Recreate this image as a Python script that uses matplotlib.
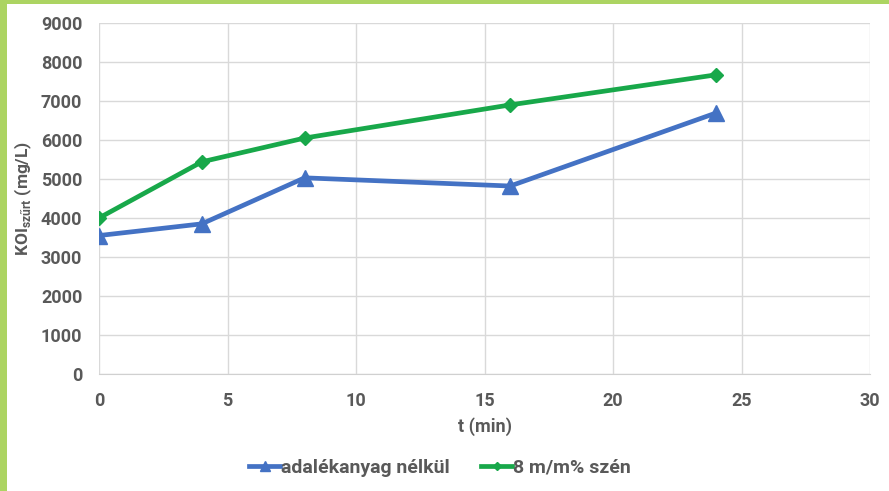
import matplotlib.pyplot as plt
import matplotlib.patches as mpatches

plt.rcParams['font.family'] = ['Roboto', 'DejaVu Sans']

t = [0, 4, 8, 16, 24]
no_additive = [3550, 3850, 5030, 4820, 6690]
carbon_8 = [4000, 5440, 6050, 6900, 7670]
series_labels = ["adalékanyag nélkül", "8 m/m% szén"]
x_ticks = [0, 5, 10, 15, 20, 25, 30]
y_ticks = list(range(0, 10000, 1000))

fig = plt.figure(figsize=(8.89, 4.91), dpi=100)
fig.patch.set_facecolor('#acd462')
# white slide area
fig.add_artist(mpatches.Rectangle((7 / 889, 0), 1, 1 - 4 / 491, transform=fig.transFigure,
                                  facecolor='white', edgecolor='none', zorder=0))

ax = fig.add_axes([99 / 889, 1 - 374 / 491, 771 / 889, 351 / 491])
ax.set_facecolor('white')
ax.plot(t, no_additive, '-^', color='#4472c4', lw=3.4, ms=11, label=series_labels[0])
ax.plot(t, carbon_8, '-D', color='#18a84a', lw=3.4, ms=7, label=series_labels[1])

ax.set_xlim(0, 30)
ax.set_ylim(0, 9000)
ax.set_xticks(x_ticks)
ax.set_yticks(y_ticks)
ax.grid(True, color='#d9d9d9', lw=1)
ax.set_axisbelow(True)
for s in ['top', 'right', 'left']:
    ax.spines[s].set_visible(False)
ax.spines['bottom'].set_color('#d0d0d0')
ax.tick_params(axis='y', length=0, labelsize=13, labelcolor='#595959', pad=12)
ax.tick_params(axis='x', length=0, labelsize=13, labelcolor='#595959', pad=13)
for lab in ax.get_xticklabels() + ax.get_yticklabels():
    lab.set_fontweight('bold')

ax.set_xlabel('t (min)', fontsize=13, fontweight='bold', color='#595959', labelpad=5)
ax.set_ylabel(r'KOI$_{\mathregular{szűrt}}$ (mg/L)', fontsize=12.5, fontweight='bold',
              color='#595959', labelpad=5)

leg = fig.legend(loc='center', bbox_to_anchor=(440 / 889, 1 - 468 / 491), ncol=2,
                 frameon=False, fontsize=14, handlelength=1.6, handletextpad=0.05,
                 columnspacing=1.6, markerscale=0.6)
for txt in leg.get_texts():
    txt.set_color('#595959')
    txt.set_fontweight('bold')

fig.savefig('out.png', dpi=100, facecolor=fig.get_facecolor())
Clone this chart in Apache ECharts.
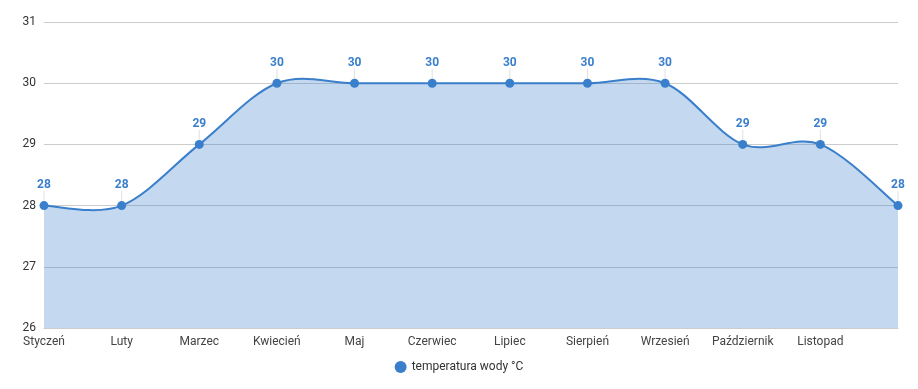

━━━━━━━━━━

WHAT YOU ARE ASKED TO DO
Copy every record above exactly as written, but leave out the pictures.

EXERCISE OUTPUT
Recreate this image as a Python script that uses matplotlib.
import matplotlib.pyplot as plt
import matplotlib.patches as mpatches

plt.rcParams['font.family'] = ['Roboto', 'DejaVu Sans']

t = [0, 4, 8, 16, 24]
no_additive = [3550, 3850, 5030, 4820, 6690]
carbon_8 = [4000, 5440, 6050, 6900, 7670]
series_labels = ["adalékanyag nélkül", "8 m/m% szén"]
x_ticks = [0, 5, 10, 15, 20, 25, 30]
y_ticks = list(range(0, 10000, 1000))

fig = plt.figure(figsize=(8.89, 4.91), dpi=100)
fig.patch.set_facecolor('#acd462')
# white slide area
fig.add_artist(mpatches.Rectangle((7 / 889, 0), 1, 1 - 4 / 491, transform=fig.transFigure,
                                  facecolor='white', edgecolor='none', zorder=0))

ax = fig.add_axes([99 / 889, 1 - 374 / 491, 771 / 889, 351 / 491])
ax.set_facecolor('white')
ax.plot(t, no_additive, '-^', color='#4472c4', lw=3.4, ms=11, label=series_labels[0])
ax.plot(t, carbon_8, '-D', color='#18a84a', lw=3.4, ms=7, label=series_labels[1])

ax.set_xlim(0, 30)
ax.set_ylim(0, 9000)
ax.set_xticks(x_ticks)
ax.set_yticks(y_ticks)
ax.grid(True, color='#d9d9d9', lw=1)
ax.set_axisbelow(True)
for s in ['top', 'right', 'left']:
    ax.spines[s].set_visible(False)
ax.spines['bottom'].set_color('#d0d0d0')
ax.tick_params(axis='y', length=0, labelsize=13, labelcolor='#595959', pad=12)
ax.tick_params(axis='x', length=0, labelsize=13, labelcolor='#595959', pad=13)
for lab in ax.get_xticklabels() + ax.get_yticklabels():
    lab.set_fontweight('bold')

ax.set_xlabel('t (min)', fontsize=13, fontweight='bold', color='#595959', labelpad=5)
ax.set_ylabel(r'KOI$_{\mathregular{szűrt}}$ (mg/L)', fontsize=12.5, fontweight='bold',
              color='#595959', labelpad=5)

leg = fig.legend(loc='center', bbox_to_anchor=(440 / 889, 1 - 468 / 491), ncol=2,
                 frameon=False, fontsize=14, handlelength=1.6, handletextpad=0.05,
                 columnspacing=1.6, markerscale=0.6)
for txt in leg.get_texts():
    txt.set_color('#595959')
    txt.set_fontweight('bold')

fig.savefig('out.png', dpi=100, facecolor=fig.get_facecolor())
Clone this chart in Apache ECharts.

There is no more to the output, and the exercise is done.